Every Picture Tells a Story
by Zach Marsh on Nov 6, 2020
Last week at this time the S&P was sitting close to the lows of the session and the market was down over 6% for the week. Fear over the election was escalating, and concern for rising virus cases had many market participants scaling back on risk assets. The market was having trouble digesting it all. Even without an election this week had its fair share of apprehension causing news, lockdowns in Europe, a Federal Reserve meeting, and the monthly unemployment figures. Now with all of this week’s potential pitfalls behind it, and the world still spinning, the market has reclaimed nearly all of the ground it lost during the last few weeks of October. For the week, the large cap S&P 500 index rallied an impressive 7.25%.
In last week’s note I mentioned that the market was delicately tiptoeing around critical support levels. Had the market failed to hold those levels it looked likely to potentially drop another 7-10%. However, starting Monday the market staged an impressive comeback this week, rallying nearly 9% from the lows on Friday. We have now entered a traditionally bullish season for the stock market. November through January represents, on average, the best return periods for stocks—on average being the key qualifier.
If last week we sat dangerously close to breaking key market support, today we are butting our heads against a key resistance level. In early September, the S&P’s rally from the March lows petered out around 3580 before falling back to 3200 in a matter of weeks. In early October, the market’s rebounding rally failed at 3530 before falling back to 3250. Now we are back to the neighborhood of 3510, forming what is known in technical circles as a wedge pattern or a pennant. The size of the pattern is significant, measuring nearly 10% at the base, which is notable because, according to technical analysis, the move following the eventual breakout corresponds to the size of the base of the pattern. Therefore, while we may continue to chop around in this pattern for a little while longer, once the market breaks out, we should expect a significant move in one direction. For visual contextualization here is the pattern to which I’m referring.

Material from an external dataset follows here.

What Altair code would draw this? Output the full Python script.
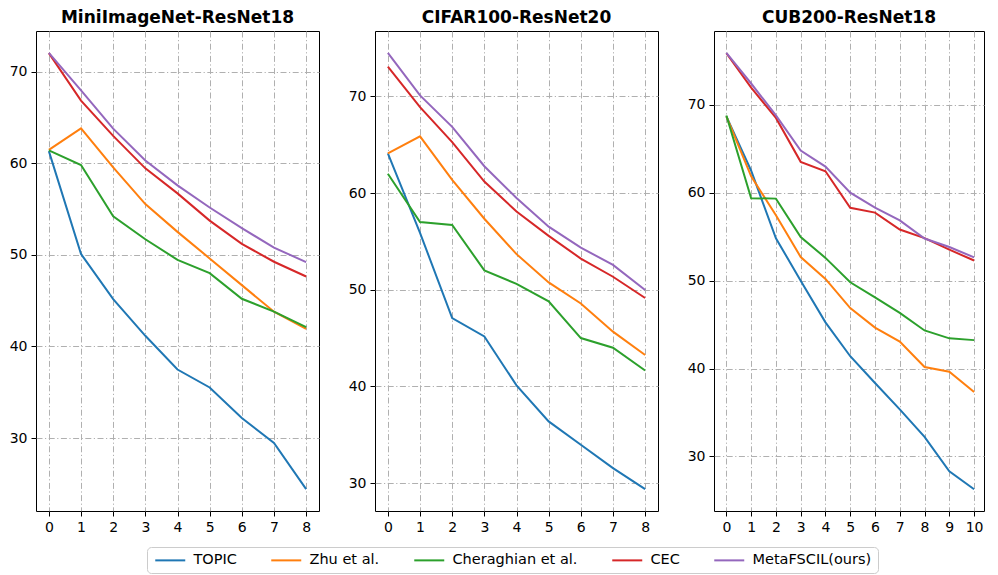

You can see that the market appears to be coiling up for a more significant trend producing move when it moves outside the range. While the existence of this pattern may only be of marginal interest to our readers, the direction of the breakout, I imagine, is of greater interest. I would say normally, these patterns are what technicians call continuation patterns, meaning the breakout is in the direction of the original trend--in this case it would represent an upside breakout.
However, technical analysis is far from science and sometimes it is more like beauty--more in the eyes of the beholder than something purely objective. For example, while one technician may see a wedge pattern, another may see a triple top—three failed attempts at making new highs. One is potentially bullish (wedge), the other is extremely bearish (triple top). The problem with technical analysis is that the true pattern is only really identified in the rear-view mirror. We really won’t know what this pattern really is until the market shows us what it’s going to do.
What I really like about this particular pattern, and its relationship to our current environment, is that it shows how the stock market manifests and tracks the current uncertainty. While the election may be all over except for the crying and the legal bills, there still remains a number of unanswered questions. First and foremost, we don’t know when this virus will go away and how bad this winter will be. The economy has proven fairly resilient up until now, but for how much longer can we continue to live on life support. If we knew the answer to that question perhaps the answer to the question of what kind of pattern this is would be clearer.
We also don’t know for certain what the longer term implications of a change of administration will be. Will the Republicans maintain their slight advantage in the Senate? If so, can they pass bipartisan stimulus legislation of ample size and impact? Finally, what will the future impacts for our economy and stock market when the bill collector shows up? In this simple chart pattern all of these questions seemed to be asked and seemed to be awaiting an answer.
While the world of finance is the world of data science and mathematics, occasionally it provides little glimpses of art. And we are left debating whether Mona Lisa was smiling or smirking.